Re: model vs observation - getting up to speed
Posted by GES on 2012-04-04 12:26:01
in reply to model vs observation - getting up to speed posted by Steve P. on 2012-04-04 09:40:26
Both sides of the leader produce several different results.
Seen from the illuminated side (sun 'behind' viewer, the first result is a reflection (5%) off a convex 'mirror' which comes back at the viewer (green) widely dispersed in angle so parts of it are seen from all angles. Those reflected rays projected forward, APPEAR to come from a VIRTUAL source, that is just inside the leader.
95% of the light propagates into the leader and is focussed BY REFRACTION to a much brighter REAL image of the sun, just to the right of the leader. That will have 95% of 95% of the incident light, due to the two interface splits, and is by far the brightest 'object' in the system, and is seen from a forward observer looking back towards the sun direction.
The second missing 5% (5% of 95%) is reflected by the CONCAVE mirror, which forms a seond REAL image just to the left of the leader right side (RED). So BOTH REAL IMAGES are in RED, on the right and left of the right side of the leader. The right side one 0.95x0.95 / 0.95x 0.05 or 19 times brighter than the left side one, and in air it is also 1bout ten times brighter than the ambient sunlight, so the left hand reflected image is about half of the direct sunlight brightness.
Those reflected RED rays, are then refracted and reduced in beam angle at the left side of the leader and emerge towards the viewer as yellow/mustard rays, not to be confused with the original green reflected rays.
That is the light that forms the flashes in Ralph's video. but he probably sees part of the original green reflection as well.
As for modelling accuracy, these light ray 'splits' are calculated using the full FRESNEL formulae for electro-magnetic energy splitting at a boundary between two media. Those equations in turn, are calculated using MAXWELL'S equations for electromagnetism, and electromagnetic wave propagation. Those are fundamental laws of physics that are known to be accurate (compared to experimental observations) to at least 8 significant digits of precision.

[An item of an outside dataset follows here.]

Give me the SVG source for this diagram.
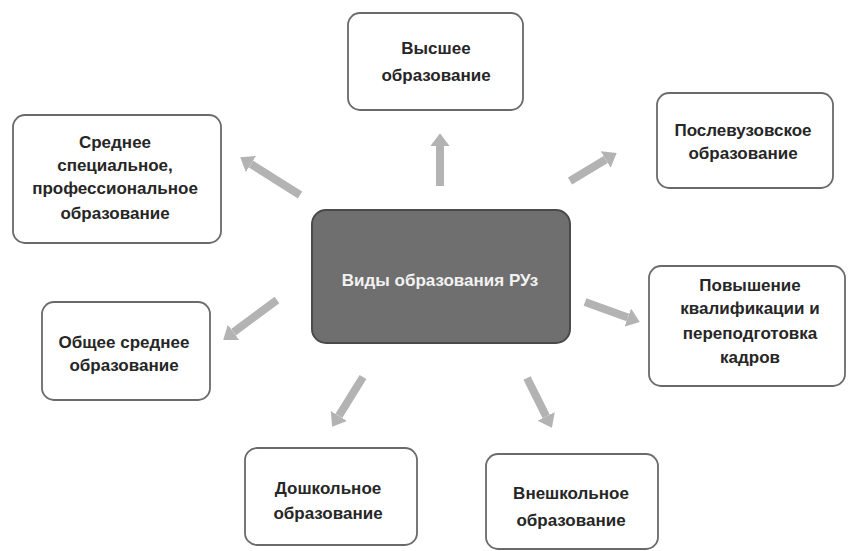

The velocity of light, which is calculated directly from Maxwell's equations, from fundamental electric and magnetic properties of free space, are the ONLY physical quantities, which have EXACT numerical values. It turns out that the acceleration due to gravity (g) is also exactly specified in value; but it is NOT a fundamental physical quantity, it is simply defined as having a specific value, and actual observed experimental measures are simply referred to that marker, and are different for every point on the globe.
So called "models" connected with "global warming" are based on "observations", which are actually "samples" of some physical quantity measurement; but they can't really be called "DATA", since those samples are not gathered within the constraints set down by the basic rules for sampled data systems (Nyquist's Theorem), so they are simply samples of "noise", and can't even be relied on to produce an accurate measure of the AVERAGE value of whatever variable they purport to be observing.
But it is true, that the results of Optical ray tracing, are in fact a simplification based on the RAY model, which is a simplification of the full EM propagation theory. It is valid for systems which are geometically large compared to the wavelength of the 'light' being propagated (0.55 microns in this instance).
I have been able to create an optical glass model for SEAGUAR fluoro-carbon; it is crude, and simply specifies that the 0.55 micron value for the refractive index is 1.42, and makes no claims for any other color.
I'll do both the nylon, and fluoro under water. There are some features in the software, that may let me unscramble some of the rays; such as plot only rays that have hit exactly two surfaces. If those filters are not too difficult to set up, I will do that. But it is costing me actual money to do this stuff, instead of modelling light bulbs for a paying customer.